European Banks are not outliers
Meanwhile, major banks in Europe were fined €1 billion for collusion in currency trading. The banks included Barclays, the Royal Bank of Scotland, Citigroup, JPMorgan and Japan’s MUFG, all of which were found to have banded together as trading cartels to manipulate unsuspecting European market participants.
Last but not least, Deutsche Bank AG was fined €13.5 million by Frankfurt prosecutors over money-laundering violations related to the Danske bank – a perpetually embattled institutions which continues its downward spiral.
Just last week, it emerged that Danske bank will be fined around 2$ billion for another money laundering case – wherein $223 billion vanished in a financial black-hole.

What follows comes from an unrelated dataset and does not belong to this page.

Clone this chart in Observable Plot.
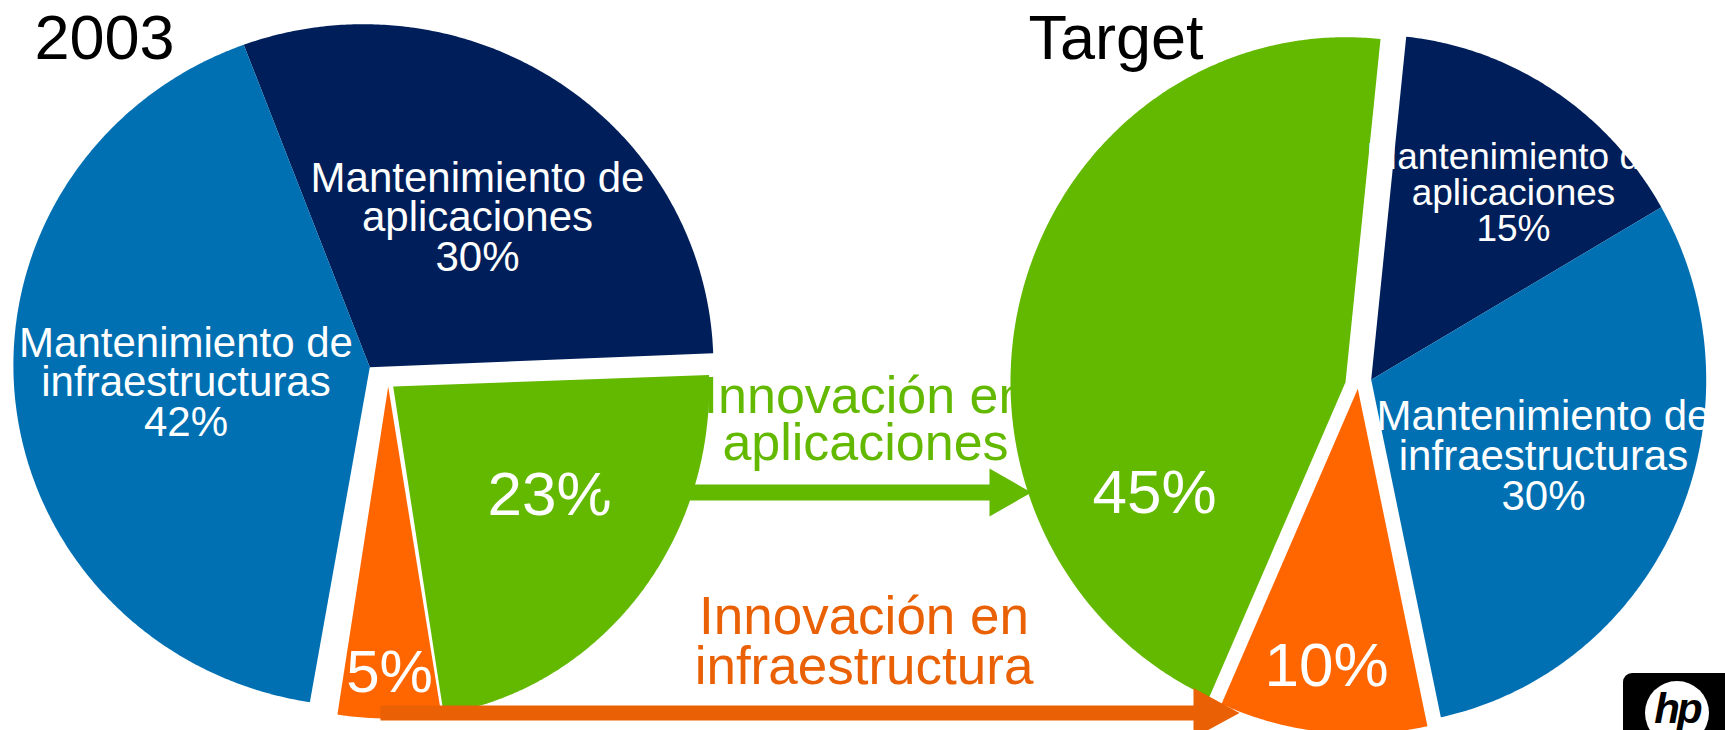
<!DOCTYPE html>
<html>
<head>
<meta charset="utf-8">
<script src="https://cdn.jsdelivr.net/npm/d3@7"></script>
<script src="https://cdn.jsdelivr.net/npm/@observablehq/plot@0.6"></script>
<style>
  html, body { margin: 0; padding: 0; background: #fff; overflow: hidden; }
  #chart { position: relative; width: 1725px; height: 730px; }
  #chart svg { display: block; }
  #logo { position: absolute; left: 1623px; top: 673px; width: 110px; height: 70px; background: #000; border-radius: 9px; overflow: hidden; }
  #logo .c { position: absolute; left: 22px; top: 8px; width: 64px; height: 64px; border-radius: 50%; background: #fff; }
  #logo .t { position: absolute; left: 22px; top: 12px; width: 64px; text-align: center; font: italic bold 42px "Liberation Sans", Arial, sans-serif; letter-spacing: -3px; color: #000; }
</style>
</head>
<body>
<div id="chart"></div>
<script>
// ---------------- data ----------------
const pieTitles = ["2003", "Target"];
const order2003 = ["Mantenimiento de aplicaciones", "Innovación en aplicaciones", "Innovación en infraestructura", "Mantenimiento de infraestructuras"];
const shares2003 = [30, 23, 5, 42];
const orderTarget = ["Mantenimiento de aplicaciones", "Mantenimiento de infraestructuras", "Innovación en infraestructura", "Innovación en aplicaciones"];
const sharesTarget = [15, 30, 10, 45];
const flowCategories = ["Innovación en aplicaciones", "Innovación en infraestructura"];

// ---------------- styles / layout ----------------
const W = 1725, H = 730;
const FONT = "'Liberation Sans', Arial, Helvetica, sans-serif";
const sliceColors = {
  "Mantenimiento de aplicaciones": "#001f5a",
  "Mantenimiento de infraestructuras": "#0070b3",
  "Innovación en aplicaciones": "#63b800",
  "Innovación en infraestructura": "#ff6600"
};
const flowColors = {
  "Innovación en aplicaciones": "#63b800",
  "Innovación en infraestructura": "#e96104"
};
// cx/cy: apex where the slices meet; ex/ey: offset of the ellipse centre from the apex
const pieLayout = {
  "2003": {cx: 369.3, cy: 366.7, ex: -6.4, ey: -2, rx: 350, ry: 341, start: -20, titleX: 34, titleY: 58,
    slice: {
      "Mantenimiento de aplicaciones": {dx: 0, dy: 0, label: [477, 191], size: 42, lh: 39.5, full: true},
      "Innovación en aplicaciones": {dx: 23.4, dy: 19.3, ex: 0, ey: 0, rx: 316, ry: 332, label: [549, 514], size: 62},
      "Innovación en infraestructura": {dx: 18.4, dy: 19.3, ex: 0, ey: 0, rx: 332, ry: 332, label: [389, 691], size: 60},
      "Mantenimiento de infraestructuras": {dx: 0, dy: 0, label: [185.5, 356], size: 42, lh: 39.5, full: true}
    }},
  "Target": {cx: 1370.7, cy: 379.3, ex: 0, ey: 0, rx: 335, ry: 345, start: 6, titleX: 1028, titleY: 58,
    slice: {
      "Mantenimiento de aplicaciones": {dx: 0, dy: 0, label: [1513, 168], size: 37, lh: 36, full: true},
      "Mantenimiento de infraestructuras": {dx: 0, dy: 0, label: [1543, 429], size: 42, lh: 40, full: true},
      "Innovación en infraestructura": {dx: -13.4, dy: 9, label: [1326, 685], size: 62},
      "Innovación en aplicaciones": {dx: -25.7, dy: 2.4, label: [1154, 512], size: 62}
    }}
};
const flowLayout = {
  "Innovación en aplicaciones": {textX: 865, textY: 412, size: 52, lh: 47, x1: 600, x2: 1031, y: 492, width: 16, headLen: 42, headHalf: 24},
  "Innovación en infraestructura": {textX: 863.5, textY: 633, size: 53, lh: 50, x1: 380, x2: 1239, y: 712.5, width: 15, headLen: 46, headHalf: 25}
};

const splitName = name => name.replace(/ (de|en) /, " $1\n").split("\n");

// ---------------- build geometry from data ----------------
const slicePts = [], labelRows = [], titleRows = [];
function buildPie(title, order, shares) {
  const L = pieLayout[title];
  const a0 = L.start * Math.PI / 180;
  const arcs = d3.pie().sort(null).value(d => d.v).startAngle(a0).endAngle(a0 + 2 * Math.PI)(order.map((c, i) => ({c, v: shares[i]})));
  arcs.forEach(a => {
    const S = L.slice[a.data.c];
    const ox = L.cx + S.dx, oy = L.cy + S.dy;
    const ex = S.ex ?? L.ex, ey = S.ey ?? L.ey;
    const rx = S.rx ?? L.rx, ry = S.ry ?? L.ry;
    const key = title + "|" + a.data.c;
    const fill = sliceColors[a.data.c];
    slicePts.push({key, x: ox, y: oy, fill});
    const n = Math.max(8, Math.ceil((a.endAngle - a.startAngle) * 180 / Math.PI * 2));
    for (let i = 0; i <= n; i++) {
      const t = a.startAngle + (a.endAngle - a.startAngle) * i / n;
      slicePts.push({key, x: ox + ex + rx * Math.sin(t), y: oy + ey - ry * Math.cos(t), fill});
    }
    const pct = `${a.data.v}%`;
    const lines = S.full ? [...splitName(a.data.c), pct] : [pct];
    const lh = S.lh || S.size;
    // y = baseline of the last line (lineAnchor "bottom")
    labelRows.push({x: S.label[0], y: S.label[1] + (lines.length - 1) * lh, text: lines.join("\n"), size: S.size, lhEm: lh / S.size});
  });
  titleRows.push({x: L.titleX, y: L.titleY, text: title});
}
buildPie(pieTitles[0], order2003, shares2003);
buildPie(pieTitles[1], orderTarget, sharesTarget);

const shafts = [], heads = [], flowText = [];
flowCategories.forEach(c => {
  const F = flowLayout[c], col = flowColors[c];
  shafts.push({x1: F.x1, x2: F.x2 - F.headLen + 1, y: F.y, w: F.width, col});
  heads.push({k: c, x: F.x2 - F.headLen, y: F.y - F.headHalf, col});
  heads.push({k: c, x: F.x2, y: F.y, col});
  heads.push({k: c, x: F.x2 - F.headLen, y: F.y + F.headHalf, col});
  const lines = splitName(c);
  flowText.push({x: F.textX, y: F.textY + (lines.length - 1) * F.lh, text: lines.join("\n"), size: F.size, lhEm: F.lh / F.size, col});
});

// texts sharing the same line height go into one mark each
const byLh = rows => d3.groups(rows, d => d.lhEm);

const plot = Plot.plot({
  width: W, height: H, margin: 0,
  x: {domain: [0, W], range: [0, W], axis: null},
  y: {domain: [0, H], range: [0, H], axis: null},
  color: {type: "identity"},
  style: {fontFamily: FONT, background: "white", overflow: "hidden"},
  marks: [
    Plot.line(slicePts, {x: "x", y: "y", z: "key", fill: "fill", stroke: "none", curve: "linear-closed"}),
    ...byLh(labelRows).map(([lhEm, rows]) =>
      Plot.text(rows, {x: "x", y: "y", text: "text", fontSize: "size", fill: "white", textAnchor: "middle", lineAnchor: "bottom", lineHeight: lhEm})),
    Plot.text(titleRows, {x: "x", y: "y", text: "text", fontSize: 63, fill: "black", textAnchor: "start", lineAnchor: "bottom"}),
    ...byLh(flowText).map(([lhEm, rows]) =>
      Plot.text(rows, {x: "x", y: "y", text: "text", fontSize: "size", fill: "col", textAnchor: "middle", lineAnchor: "bottom", lineHeight: lhEm})),
    Plot.link(shafts, {x1: "x1", x2: "x2", y1: "y", y2: "y", stroke: "col", strokeWidth: "w"}),
    Plot.line(heads, {x: "x", y: "y", z: "k", fill: "col", stroke: "none", curve: "linear-closed"})
  ]
});
const chart = document.getElementById("chart");
chart.appendChild(plot);
const logo = document.createElement("div");
logo.id = "logo";
logo.innerHTML = '<div class="c"></div><div class="t">hp</div>';
chart.appendChild(logo);
</script>
</body>
</html>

Reliably Fraudulent Behaviour
While it is neither popular nor interesting to report on such bad behaviour, banks all around the world prove year after year that they are reliably fraudulent. This trend has only accelerated since the 2008 financial crash, per various reports. Of course, the line between what constitutes fraud and what does not shifts as regulators adapt to a technology-driven double-edged sword, but one is forced to question how anti-money laundering laws apparently fail to mitigate money laundering every single year without fail.
In light of these failures, it’s also prudent to discuss whether a positive feedback loop exists between regulators and bankers, in which there is little motive to minimize such incidents.